Groundbreaking report calls for Earth's population to adopt plant-based 'flexitarian' diet with meat eaten less than once a week.

A massive reduction in the quantity of meat being consumed combined with huge changes to farming techniques are essential to guarantee our planet's future ability to support humanity, a major new report has warned.

The analysis, which examines future population projections across the planet and the impact of current farming techniques on the environment, warns rapid change is vital as global warming causes pronounced impacts on food production.

For every degree celsius of additional temperature rise, global wheat yields are estimated to drop 6 per cent, while global rice yields are estimated to fall 10 per cent, the authors said.

The warning comes as the Intergovernmental Panel on Climate Change (IPCC) has warned the planet is currently "nowhere near on track" to keep the rise in temperatures below 1.5C.

Under current climate commitments by world leaders, the Earth will be 3C warmer by the end of the century, the IPCC said. 

But growing populations will mean farming 50 per cent more food to support almost 10 billion people in the next 30 years, according to the new report published in the journal Nature.

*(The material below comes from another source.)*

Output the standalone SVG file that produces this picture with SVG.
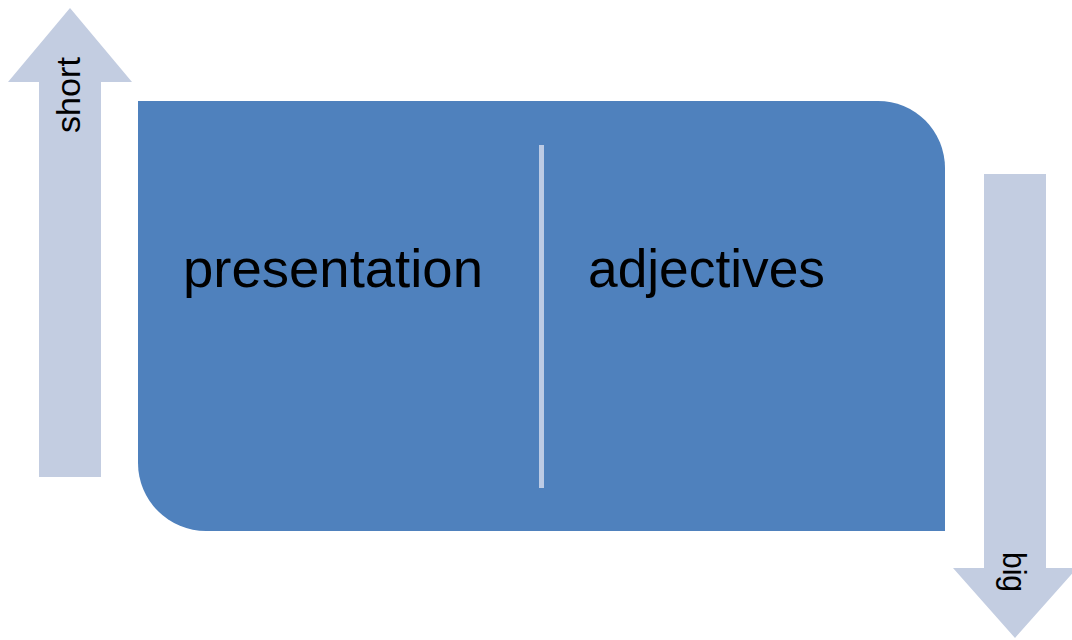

If no changes are made, the impacts of food production on the environment will rise by up to 90 per cent by 2050, the authors said, meaning the planet will no longer be a "safe operating space for humanity".

As a result they have called for the Earth's population to adopt a plant-based "flexitarian" diet, in which meat is typically eaten less than once a week.

"An important first step would be to align national food-based dietary guidelines with the present evidence on healthy eating and the environmental impacts of diets," the report states.

It also calls for a dramatic reduction in food waste, improved freshwater management, controlled fertiliser application and major investments in agricultural infrastructure and educational campaigns.

"No single solution is enough to avoid crossing planetary boundaries," said Marco Springmann of the University of Oxford and the lead author of the study, which he said was the first to take a comprehensive look at the impact global food production has on the planet.

"But when the solutions are implemented together, our research indicates that it may be possible to feed the growing population sustainably".

Livestock are responsible for about 14.5 percent of global greenhouse gas emissions, according to the United Nations Food and Agriculture Organisation.

"For the average consumer ... the takeaway message is, change your diet and write to your politicians to implement better regulations," Dr Springmann sai

The stark warning comes after the IPCC said the planet has only until 2030 to prevent catastrophic climate change.